**DATA EXCERPT:**

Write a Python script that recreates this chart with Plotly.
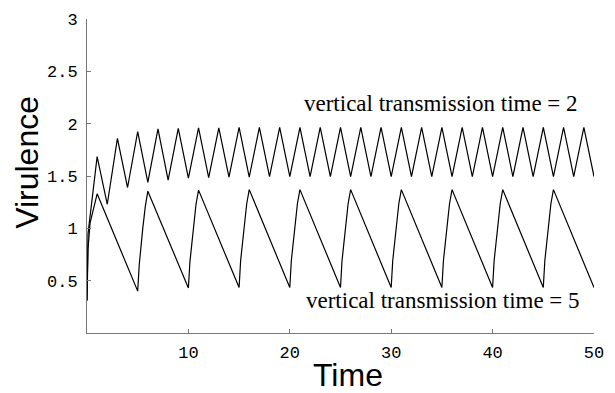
import plotly.graph_objects as go

# Series: vertical transmission time = 2 (period 2 triangle-like wave)
t2 = [0, 0.1, 1, 2, 3, 4, 5, 6, 7, 8, 9, 10, 11, 12, 13, 14, 15, 16, 17, 18, 19, 20,
      21, 22, 23, 24, 25, 26, 27, 28, 29, 30, 31, 32, 33, 34, 35, 36, 37, 38, 39, 40,
      41, 42, 43, 44, 45, 46, 47, 48, 49, 50]
v2 = [0.31, 0.95, 1.685, 1.23, 1.86, 1.39, 1.925, 1.44, 1.95, 1.46, 1.955, 1.48, 1.96, 1.485,
      1.96, 1.49, 1.965, 1.49, 1.965, 1.495, 1.965, 1.495, 1.965, 1.495, 1.965, 1.495,
      1.965, 1.495, 1.965, 1.495, 1.965, 1.495, 1.965, 1.495, 1.965, 1.495, 1.965, 1.495,
      1.965, 1.495, 1.965, 1.495, 1.965, 1.495, 1.965, 1.495, 1.965, 1.495, 1.965, 1.495,
      1.965, 1.495]

# Series: vertical transmission time = 5 (period 5 sawtooth)
t5 = [0, 0.1, 0.3, 1,
      5, 5.15, 5.5, 5.75, 6,
      10, 10.15, 10.5, 10.75, 11,
      15, 15.15, 15.5, 15.75, 16,
      20, 20.15, 20.5, 20.75, 21,
      25, 25.15, 25.5, 25.75, 26,
      30, 30.15, 30.5, 30.75, 31,
      35, 35.15, 35.5, 35.75, 36,
      40, 40.15, 40.5, 40.75, 41,
      45, 45.15, 45.5, 45.75, 46,
      50]
v5 = [0.31, 0.80, 1.05, 1.33,
      0.40, 0.65, 1.00, 1.21, 1.355,
      0.43, 0.68, 1.02, 1.23, 1.365,
      0.434, 0.69, 1.03, 1.235, 1.37,
      0.434, 0.69, 1.03, 1.235, 1.37,
      0.434, 0.69, 1.03, 1.235, 1.37,
      0.434, 0.69, 1.03, 1.235, 1.37,
      0.434, 0.69, 1.03, 1.235, 1.37,
      0.434, 0.69, 1.03, 1.235, 1.37,
      0.434, 0.69, 1.03, 1.235, 1.37,
      0.434]

x_ticks = [10, 20, 30, 40, 50]
x_tick_labels = ["10", "20", "30", "40", "50"]
y_ticks = [0.5, 1, 1.5, 2, 2.5, 3]
y_tick_labels = ["0.5", "1", "1.5", "2", "2.5", "3"]

label_2 = "vertical transmission time = 2"
label_5 = "vertical transmission time = 5"

fig = go.Figure()
fig.add_trace(go.Scatter(x=t2, y=v2, mode="lines",
                         line=dict(color="black", width=1.2), showlegend=False))
fig.add_trace(go.Scatter(x=t5, y=v5, mode="lines",
                         line=dict(color="black", width=1.2), showlegend=False))

axis_col = "#777777"
tick_font = dict(family="Liberation Mono", size=17, color="black")

fig.update_layout(
    width=615, height=393,
    margin=dict(l=86.5, r=11, t=13.3, b=60),
    paper_bgcolor="white", plot_bgcolor="white",
    xaxis=dict(range=[0, 50], tickvals=x_ticks, ticktext=x_tick_labels,
               showgrid=False, zeroline=False, showline=True, linecolor=axis_col,
               linewidth=1, ticks="inside", ticklen=4, tickcolor=axis_col,
               tickfont=tick_font, ticklabelstandoff=4),
    yaxis=dict(range=[0, 3], tickvals=y_ticks, ticktext=y_tick_labels,
               showgrid=False, zeroline=False, showline=True, linecolor=axis_col,
               linewidth=1, ticks="inside", ticklen=4, tickcolor=axis_col,
               tickfont=tick_font, ticklabelstandoff=5),
)

serif = dict(family="Liberation Serif", size=23, color="black")
fig.add_annotation(x=34.9, y=2.19, xref="x", yref="y", text=label_2,
                   showarrow=False, font=serif, xanchor="center", yanchor="middle")
fig.add_annotation(x=35.1, y=0.31, xref="x", yref="y", text=label_5,
                   showarrow=False, font=serif, xanchor="center", yanchor="middle")

title_font = dict(family="Liberation Sans", size=32, color="black")
fig.add_annotation(x=(353 - 86.5) / 517.5, y=(333 - 376) / 319.7, xref="paper", yref="paper",
                   text="Time", showarrow=False, font=title_font,
                   xanchor="center", yanchor="middle")
fig.add_annotation(x=(25 - 86.5) / 517.5, y=(333 - 159) / 319.7, xref="paper", yref="paper",
                   text="Virulence", showarrow=False, font=title_font, textangle=-90,
                   xanchor="center", yanchor="middle")

fig.write_html("out.html")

**TASK TO COMPLETE:** Go from the first line of the data above to the line containing "1.965, 1.495]" and retype exactly those lines, both included, but none of the pictures.

**EXERCISE SOLUTION:**
Write a Python script that recreates this chart with Plotly.
import plotly.graph_objects as go

# Series: vertical transmission time = 2 (period 2 triangle-like wave)
t2 = [0, 0.1, 1, 2, 3, 4, 5, 6, 7, 8, 9, 10, 11, 12, 13, 14, 15, 16, 17, 18, 19, 20,
      21, 22, 23, 24, 25, 26, 27, 28, 29, 30, 31, 32, 33, 34, 35, 36, 37, 38, 39, 40,
      41, 42, 43, 44, 45, 46, 47, 48, 49, 50]
v2 = [0.31, 0.95, 1.685, 1.23, 1.86, 1.39, 1.925, 1.44, 1.95, 1.46, 1.955, 1.48, 1.96, 1.485,
      1.96, 1.49, 1.965, 1.49, 1.965, 1.495, 1.965, 1.495, 1.965, 1.495, 1.965, 1.495,
      1.965, 1.495, 1.965, 1.495, 1.965, 1.495, 1.965, 1.495, 1.965, 1.495, 1.965, 1.495,
      1.965, 1.495, 1.965, 1.495, 1.965, 1.495, 1.965, 1.495, 1.965, 1.495, 1.965, 1.495,
      1.965, 1.495]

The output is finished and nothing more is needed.